Tobacco

Murphy USA Reacts to FDA’s Low-Nicotine Stance

Executives hopeful agency’s new direction will play out in a ‘thoughtful way’

EL DORADO, Ark. -- With the Food and Drug Administration (FDA) pushing for a new, low-nicotine direction for tobacco products in the United States, executives with retailer Murphy USA Inc. recently chimed in, saying they expect the process will be a long-term one and play out in a “thoughtful way.”

Speaking during an Aug. 3 investor call, Donnie Smith, vice president and controller for El Dorado, Ark.-based Murphy USA, expressed confidence that the FDA would follow through on its promised review of “real science and understanding the unintended consequences of any regulation.”

Smith also said the FDA’s newfound recognition of a “risk continuum” is helpful, in that the agency now seems more amenable to the idea of moving people from combustible cigarettes to less harmful devices such as electronic cigarettes and other vaping products. Such a perspective is a positive step, “as you think about new products and the innovation that has been developed either here in the U.S. around the vapor products, or if you think about the heat-not-burn products and non-U.S. markets that are coming in,” Smith said.

Working with manufacturers, retailers like Murphy are “well positioned to participate in the new products, their introduction and work in the context of the regulations as they get developed and modified over time,” Smith said.

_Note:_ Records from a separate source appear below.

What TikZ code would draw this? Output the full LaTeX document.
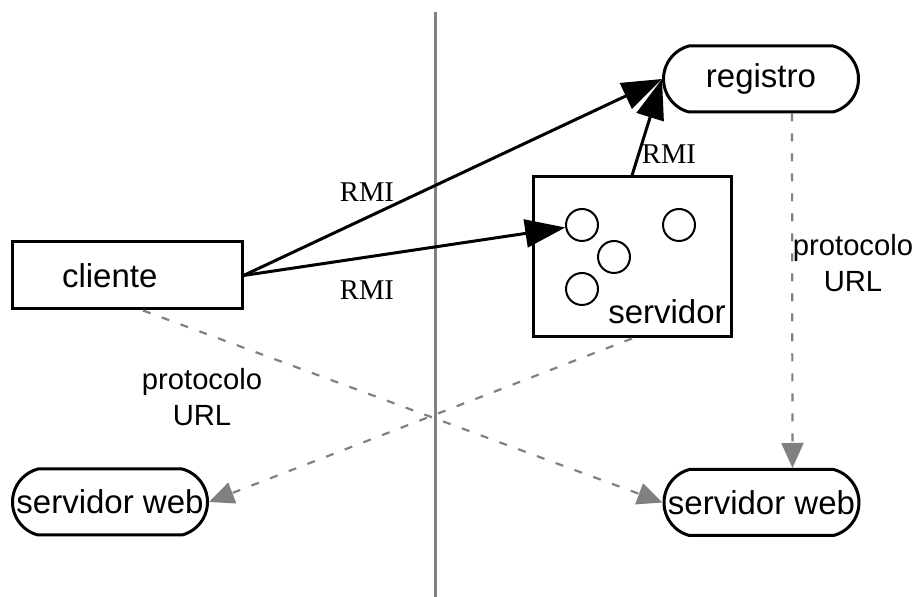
\documentclass[tikz,border=0pt]{standalone}
\usepackage{fontspec}
\setmainfont{Liberation Sans}
\newfontfamily\rmifont{Liberation Serif}
\usetikzlibrary{shapes.misc,arrows.meta}

\begin{document}
\begin{tikzpicture}[x=0.5pt,y=-0.5pt,
    every node/.style={font=\fontsize{16.5}{18}\selectfont},
    caixa/.style={draw,line width=1.5pt,inner sep=0pt},
    pilula/.style={draw,rounded rectangle,rounded rectangle arc length=150,
      line width=1.5pt,minimum width=97.5pt,minimum height=33pt,inner sep=0pt},
    objeto/.style={draw,circle,line width=1pt,minimum size=16pt,inner sep=0pt},
    rmi/.style={font=\rmifont\fontsize{14.3}{16}\selectfont},
    proto/.style={align=center,font=\fontsize{14.6}{18}\selectfont},
    chamada/.style={line width=1.5pt,-{Triangle[length=20pt,width=14pt]}},
    url/.style={gray,line width=1.1pt,dash pattern=on 4pt off 6pt,
      -{Triangle[length=12.5pt,width=11pt]}}]
  \useasboundingbox (0,0) rectangle (916,597);
  \draw[gray,line width=1.5pt] (435,12) -- (435,597);
  \draw
    (127,275.5) node[caixa,align=left,text width=65pt,inner xsep=25pt,
      minimum height=33.5pt] (cliente){cliente}
    (761,79) node[pilula] (registro){registro}
    (632,257) node[caixa,minimum width=99pt,minimum height=80pt] (servidor){}
    (582,225) node[objeto] (obj1){}
    (679,225) node[objeto] (obj2){}
    (614,257) node[objeto] (obj3){}
    (582,289) node[objeto] (obj4){}
    (667,312) node (servtxt){servidor}
    (110,502) node[pilula] (webesq){servidor web}
    (761.5,502.5) node[pilula] (webdir){servidor web}
    (367,192) node[rmi] (rmi1){RMI}
    (367,290.5) node[rmi] (rmi2){RMI}
    (669,154) node[rmi] (rmi3){RMI}
    (202,397) node[proto] (proto1){protocolo\\URL}
    (853,263) node[proto] (proto2){protocolo\\URL};
  \begin{scope}[chamada]
    \draw (cliente.east) to (registro.west);
    \draw (cliente.east) to (obj1);
    \draw (servidor.north) to (registro.west);
  \end{scope}
  \begin{scope}[url]
    \draw ([xshift=8pt]cliente.south) to (webdir.west);
    \draw (servidor.south) to (webesq.east);
    \draw ([xshift=15.5pt]registro.south) to ([xshift=15.5pt]webdir.north);
  \end{scope}
\end{tikzpicture}
\end{document}
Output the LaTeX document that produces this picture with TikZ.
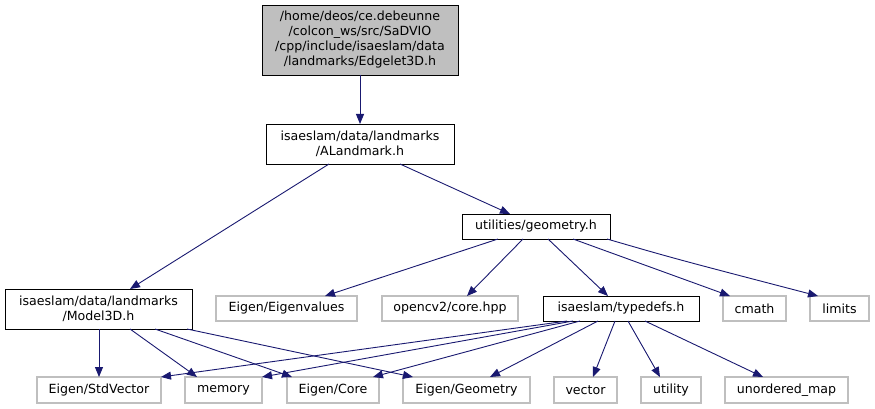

Nothing in the FDA’s July 28 announcement gave Murphy executives pause, Smith said.

Here are a few insights Murphy gave on the recent performance of its tobacco category:

  • Murphy’s newer, larger stores start with a bigger mix of merchandise and higher nontobacco sales than that of established kiosk locations, and then ramp up over time. For its newer stores, tobacco, a category that has essentially the same offer across all the chain’s formats, starts off lower than well-established kiosks but catches up in 12 to 18 months.
  • Tobacco margins were up 2.6% on a same-store-sales basis but down 0.3% on an average per-store, per-month basis.
  • On the merchandise side, Murphy continues to see competitive pressure on cigarettes and the traffic associated with fuel, which has seen pressure from competitors in key regions building new stores or renovating old ones.

El Dorado, Ark.-based Murphy USA is a retailer of gasoline and convenience-store merchandise with more than 1,400 locations in 26 states, primarily in the Southwest, Southeast and Midwest. Murphy USA was ranked No. 5 in CSP's 2017 Top 202 list of the largest c-store chains in the United States.